Djawanews.com – Anggota DPR RI dari Fraksi Partai Gerindra, Novita Wijayanti mengkritik sikap PDI Perjuangan yang menolak usulan kenaikan Pajak Pertambahan Nilai (PPN) menjadi 12 persen dan menuding pemerintahan Presiden Prabowo Subianto-Gibran Rakabuming tidak pro-rakyat.
Dia mengingatkan bahwa kebijakan tersebut merupakan bagian dari Undang-Undang Harmonisasi Peraturan Perpajakan (UU HPP) yang disahkan pada 2021, yang saat itu diusulkan oleh PDI Perjuangan.
"Perlu diingat bahwa usulan (UU HPP, red) tersebut bukanlah hal yang datang tiba-tiba, melainkan bagian dari kebijakan yang telah disepakati melalui Undang-Undang Harmonisasi Peraturan Pajak pada tahun 2021, yang pada waktu itu diusulkan oleh PDI Perjuangan sendiri," ujar Novita saat menanggapi polemik tersebut di Jakarta, Minggu 22 Desember.
Menurut Novita, sikap PDI Perjuangan yang kini menolak kenaikan PPN 12 persen menunjukkan sikap tidak bertanggung jawab.

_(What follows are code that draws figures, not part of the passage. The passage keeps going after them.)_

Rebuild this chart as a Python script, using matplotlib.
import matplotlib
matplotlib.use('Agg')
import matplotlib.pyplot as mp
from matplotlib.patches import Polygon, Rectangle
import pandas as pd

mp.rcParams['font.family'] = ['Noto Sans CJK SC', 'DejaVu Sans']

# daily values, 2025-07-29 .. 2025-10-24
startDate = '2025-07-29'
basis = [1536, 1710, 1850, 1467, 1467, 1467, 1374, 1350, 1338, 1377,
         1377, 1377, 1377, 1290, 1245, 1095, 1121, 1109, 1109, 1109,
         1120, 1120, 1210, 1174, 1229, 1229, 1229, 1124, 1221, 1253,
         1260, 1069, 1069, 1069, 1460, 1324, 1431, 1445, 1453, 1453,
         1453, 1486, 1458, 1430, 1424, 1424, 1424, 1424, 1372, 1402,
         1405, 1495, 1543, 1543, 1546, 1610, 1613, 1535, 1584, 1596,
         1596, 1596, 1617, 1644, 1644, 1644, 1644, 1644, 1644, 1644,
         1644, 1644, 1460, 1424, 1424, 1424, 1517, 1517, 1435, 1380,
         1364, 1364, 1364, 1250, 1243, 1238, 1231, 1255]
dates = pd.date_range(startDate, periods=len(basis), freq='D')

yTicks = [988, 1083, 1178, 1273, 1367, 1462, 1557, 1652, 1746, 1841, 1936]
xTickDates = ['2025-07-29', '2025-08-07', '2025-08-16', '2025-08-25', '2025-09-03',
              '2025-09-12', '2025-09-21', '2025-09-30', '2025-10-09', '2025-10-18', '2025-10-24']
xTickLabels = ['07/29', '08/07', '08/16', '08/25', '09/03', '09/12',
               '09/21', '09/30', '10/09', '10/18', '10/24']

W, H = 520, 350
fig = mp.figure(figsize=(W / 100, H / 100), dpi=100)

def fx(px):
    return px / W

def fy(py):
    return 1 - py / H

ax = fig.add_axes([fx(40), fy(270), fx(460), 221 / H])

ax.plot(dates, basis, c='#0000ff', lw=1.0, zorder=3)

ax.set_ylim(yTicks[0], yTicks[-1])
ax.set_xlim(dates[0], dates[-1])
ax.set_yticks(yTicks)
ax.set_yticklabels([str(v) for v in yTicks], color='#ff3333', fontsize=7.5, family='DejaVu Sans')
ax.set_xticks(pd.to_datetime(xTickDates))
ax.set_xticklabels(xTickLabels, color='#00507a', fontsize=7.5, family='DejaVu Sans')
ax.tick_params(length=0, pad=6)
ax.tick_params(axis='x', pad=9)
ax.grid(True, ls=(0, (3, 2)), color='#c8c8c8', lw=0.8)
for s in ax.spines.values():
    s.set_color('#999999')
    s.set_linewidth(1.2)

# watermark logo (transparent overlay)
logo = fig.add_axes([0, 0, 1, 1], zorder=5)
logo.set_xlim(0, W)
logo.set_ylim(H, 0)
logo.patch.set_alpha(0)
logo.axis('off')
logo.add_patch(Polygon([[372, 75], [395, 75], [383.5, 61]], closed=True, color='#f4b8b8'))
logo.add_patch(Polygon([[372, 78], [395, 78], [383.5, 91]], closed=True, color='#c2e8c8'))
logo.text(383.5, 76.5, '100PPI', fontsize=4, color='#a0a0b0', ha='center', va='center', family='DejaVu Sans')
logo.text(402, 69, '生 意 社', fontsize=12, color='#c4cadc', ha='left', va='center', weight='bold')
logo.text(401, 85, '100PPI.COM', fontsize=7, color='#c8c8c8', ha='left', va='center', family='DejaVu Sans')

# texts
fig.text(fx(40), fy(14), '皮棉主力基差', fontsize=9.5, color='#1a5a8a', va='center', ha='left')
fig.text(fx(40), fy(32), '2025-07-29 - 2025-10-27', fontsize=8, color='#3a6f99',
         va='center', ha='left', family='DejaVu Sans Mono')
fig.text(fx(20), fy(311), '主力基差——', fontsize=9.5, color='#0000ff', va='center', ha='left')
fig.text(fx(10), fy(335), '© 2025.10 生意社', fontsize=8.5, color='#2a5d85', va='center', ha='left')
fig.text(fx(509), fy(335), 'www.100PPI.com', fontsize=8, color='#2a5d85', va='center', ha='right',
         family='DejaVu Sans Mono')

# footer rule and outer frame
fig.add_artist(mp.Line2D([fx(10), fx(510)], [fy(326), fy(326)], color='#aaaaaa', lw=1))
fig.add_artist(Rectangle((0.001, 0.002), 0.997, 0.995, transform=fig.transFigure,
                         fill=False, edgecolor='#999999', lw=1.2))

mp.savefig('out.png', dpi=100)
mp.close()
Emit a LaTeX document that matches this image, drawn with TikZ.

"Yang sejatinya justru mereka (PDI Perjuangan, red) yang mengusulkan dan memutuskan. Sekarang seolah-olah melempar kesalahan kepada Pak Prabowo, padahal beliau baru menjabat sebagai Presiden selama dua bulan," tegas Novita.
Ia juga mengimbau agar para pemangku kepentingan tidak bermain peran sebagai korban (playing victim) untuk meraih simpati publik. Menurutnya, fokus utama saat ini adalah mencari solusi guna meringankan beban rakyat, sembari memastikan keberlanjutan pembangunan ekonomi.
"Mari kita jujur dan terbuka dalam diskursus politik ini, dan berhenti memainkan peran sebagai korban dari kebijakan yang sejatinya merupakan hasil kesepakatan bersama," tegas legislator asal Dapil Jawa Tengah VIII ini.
Novita juga menekankan pentingnya memastikan kebijakan ini dilaksanakan dengan bijaksana demi kepentingan rakyat.
Sebelumnya, Wakil Ketua Badan Anggaran (Banggar) DPR, Wihadi Wiyanto, mengungkapkan bahwa UU Nomor 7 Tahun 2021 tentang Harmonisasi Peraturan Perpajakan (UU HPP) diinisiasi oleh Fraksi PDI Perjuangan.
Ia menyebut bahwa Ketua Panitia Kerja (Panja) RUU HPP saat itu, Dolfie Othniel Frederic Palit, merupakan anggota Fraksi PDI Perjuangan.
Polemik ini mencuat menjelang diberlakukannya kenaikan tarif PPN menjadi 12 persen pada 1 Januari 2025, yang menjadi salah satu poin penting dalam UU HPP.